Your instructions:
Show every line in the records below that contains the word "this".

Available records:
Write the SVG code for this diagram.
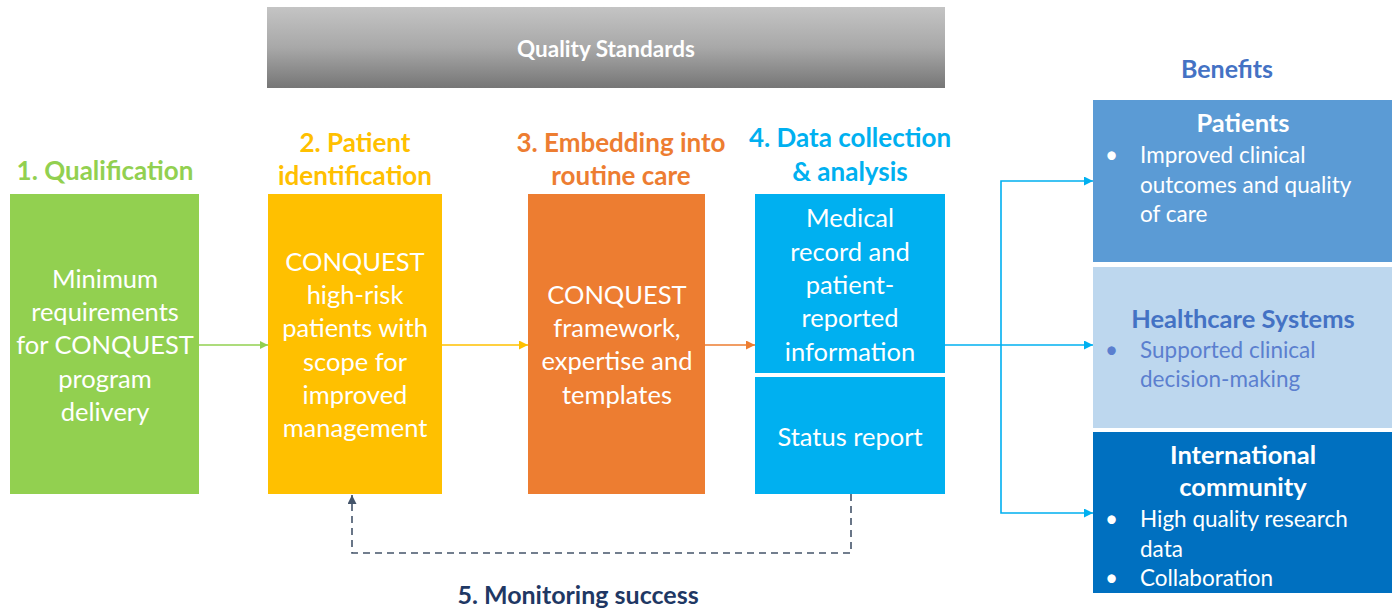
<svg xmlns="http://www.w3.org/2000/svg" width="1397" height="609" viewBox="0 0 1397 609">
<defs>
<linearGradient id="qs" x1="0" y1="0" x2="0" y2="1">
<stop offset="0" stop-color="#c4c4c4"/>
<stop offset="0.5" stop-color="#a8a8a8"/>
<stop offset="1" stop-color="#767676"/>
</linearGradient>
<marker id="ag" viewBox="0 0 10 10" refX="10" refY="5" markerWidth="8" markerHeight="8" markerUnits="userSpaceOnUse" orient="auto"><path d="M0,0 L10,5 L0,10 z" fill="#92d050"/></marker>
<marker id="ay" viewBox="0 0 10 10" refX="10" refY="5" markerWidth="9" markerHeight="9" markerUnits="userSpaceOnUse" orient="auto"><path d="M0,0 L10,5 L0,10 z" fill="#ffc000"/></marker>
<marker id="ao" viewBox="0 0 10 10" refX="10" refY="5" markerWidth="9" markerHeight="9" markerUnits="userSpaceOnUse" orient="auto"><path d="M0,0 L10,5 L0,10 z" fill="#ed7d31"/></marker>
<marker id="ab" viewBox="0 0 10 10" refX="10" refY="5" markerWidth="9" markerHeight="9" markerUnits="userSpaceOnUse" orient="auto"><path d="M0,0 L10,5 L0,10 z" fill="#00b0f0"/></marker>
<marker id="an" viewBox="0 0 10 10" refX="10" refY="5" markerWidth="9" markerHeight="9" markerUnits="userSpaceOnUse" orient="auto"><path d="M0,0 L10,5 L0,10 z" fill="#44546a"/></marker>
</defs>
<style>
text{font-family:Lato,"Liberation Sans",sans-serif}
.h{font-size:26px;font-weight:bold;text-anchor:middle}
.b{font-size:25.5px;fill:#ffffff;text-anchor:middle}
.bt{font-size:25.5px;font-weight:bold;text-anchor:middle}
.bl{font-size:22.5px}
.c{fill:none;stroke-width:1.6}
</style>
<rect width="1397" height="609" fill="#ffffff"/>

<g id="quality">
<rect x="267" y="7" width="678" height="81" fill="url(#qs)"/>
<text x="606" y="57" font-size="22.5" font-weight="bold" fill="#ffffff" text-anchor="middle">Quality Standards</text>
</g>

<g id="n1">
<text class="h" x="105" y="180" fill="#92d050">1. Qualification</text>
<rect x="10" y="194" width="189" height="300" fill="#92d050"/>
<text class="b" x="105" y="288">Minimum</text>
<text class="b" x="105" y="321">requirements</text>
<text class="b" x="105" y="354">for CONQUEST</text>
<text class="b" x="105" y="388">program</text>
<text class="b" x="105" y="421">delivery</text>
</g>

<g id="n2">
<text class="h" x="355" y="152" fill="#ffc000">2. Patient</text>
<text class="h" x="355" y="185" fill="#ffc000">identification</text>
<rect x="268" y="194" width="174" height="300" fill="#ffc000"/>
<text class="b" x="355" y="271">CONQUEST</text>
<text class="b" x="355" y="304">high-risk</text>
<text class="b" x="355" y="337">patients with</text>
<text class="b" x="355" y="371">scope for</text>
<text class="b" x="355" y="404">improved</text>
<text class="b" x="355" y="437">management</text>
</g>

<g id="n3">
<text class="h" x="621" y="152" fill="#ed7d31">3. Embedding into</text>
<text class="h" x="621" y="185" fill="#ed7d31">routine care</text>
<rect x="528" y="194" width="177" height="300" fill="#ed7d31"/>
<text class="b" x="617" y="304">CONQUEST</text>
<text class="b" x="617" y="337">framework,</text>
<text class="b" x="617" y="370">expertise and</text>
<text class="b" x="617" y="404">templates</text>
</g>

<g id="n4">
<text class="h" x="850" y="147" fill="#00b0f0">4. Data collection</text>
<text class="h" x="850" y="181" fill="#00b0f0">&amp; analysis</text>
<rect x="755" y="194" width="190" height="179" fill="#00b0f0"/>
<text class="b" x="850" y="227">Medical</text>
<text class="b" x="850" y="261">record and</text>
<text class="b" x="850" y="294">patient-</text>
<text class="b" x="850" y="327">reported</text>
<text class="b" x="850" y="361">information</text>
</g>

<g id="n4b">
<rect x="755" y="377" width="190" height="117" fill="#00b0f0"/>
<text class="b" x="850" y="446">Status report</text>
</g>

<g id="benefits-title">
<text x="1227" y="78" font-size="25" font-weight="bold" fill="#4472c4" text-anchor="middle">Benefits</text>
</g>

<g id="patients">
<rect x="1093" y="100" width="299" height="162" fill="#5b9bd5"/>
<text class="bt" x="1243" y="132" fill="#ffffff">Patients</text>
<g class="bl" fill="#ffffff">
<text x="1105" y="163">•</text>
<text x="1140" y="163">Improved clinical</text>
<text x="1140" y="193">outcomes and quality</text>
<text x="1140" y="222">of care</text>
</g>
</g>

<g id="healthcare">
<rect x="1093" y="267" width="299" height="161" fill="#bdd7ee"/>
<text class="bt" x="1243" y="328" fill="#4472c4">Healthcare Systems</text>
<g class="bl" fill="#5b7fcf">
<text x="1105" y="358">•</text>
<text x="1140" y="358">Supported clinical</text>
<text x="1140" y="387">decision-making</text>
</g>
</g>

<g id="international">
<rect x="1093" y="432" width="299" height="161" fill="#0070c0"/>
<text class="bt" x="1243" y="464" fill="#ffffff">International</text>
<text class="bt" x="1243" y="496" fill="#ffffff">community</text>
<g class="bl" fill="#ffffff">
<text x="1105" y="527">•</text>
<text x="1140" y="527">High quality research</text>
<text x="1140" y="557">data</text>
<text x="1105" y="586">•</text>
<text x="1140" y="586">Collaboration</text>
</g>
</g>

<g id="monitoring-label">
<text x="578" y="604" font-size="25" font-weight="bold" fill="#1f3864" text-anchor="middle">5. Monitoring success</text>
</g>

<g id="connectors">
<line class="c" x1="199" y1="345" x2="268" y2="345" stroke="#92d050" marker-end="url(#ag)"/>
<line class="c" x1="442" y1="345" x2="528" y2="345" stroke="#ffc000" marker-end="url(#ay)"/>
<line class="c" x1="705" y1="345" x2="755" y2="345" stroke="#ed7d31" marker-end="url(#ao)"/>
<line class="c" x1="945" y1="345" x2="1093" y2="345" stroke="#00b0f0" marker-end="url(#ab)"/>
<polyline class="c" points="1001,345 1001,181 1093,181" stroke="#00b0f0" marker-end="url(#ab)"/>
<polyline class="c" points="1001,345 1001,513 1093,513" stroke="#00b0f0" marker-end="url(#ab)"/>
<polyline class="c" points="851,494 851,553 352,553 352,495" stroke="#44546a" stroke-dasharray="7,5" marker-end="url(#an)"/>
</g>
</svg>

* * *

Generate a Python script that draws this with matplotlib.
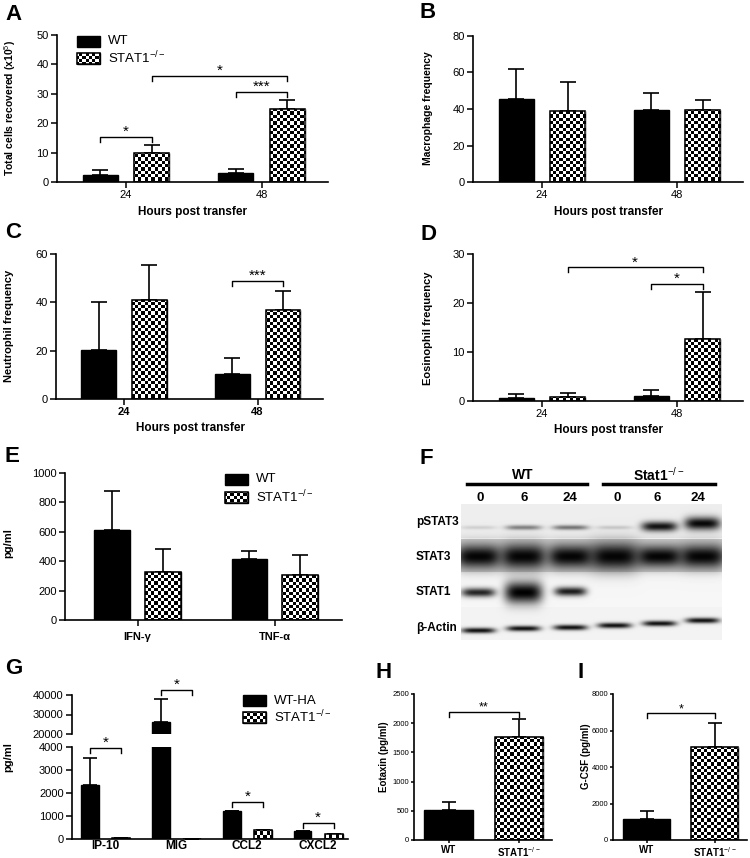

Reply to the exercise:
Write the SVG code for this diagram.
Generate a Python script that draws this with matplotlib.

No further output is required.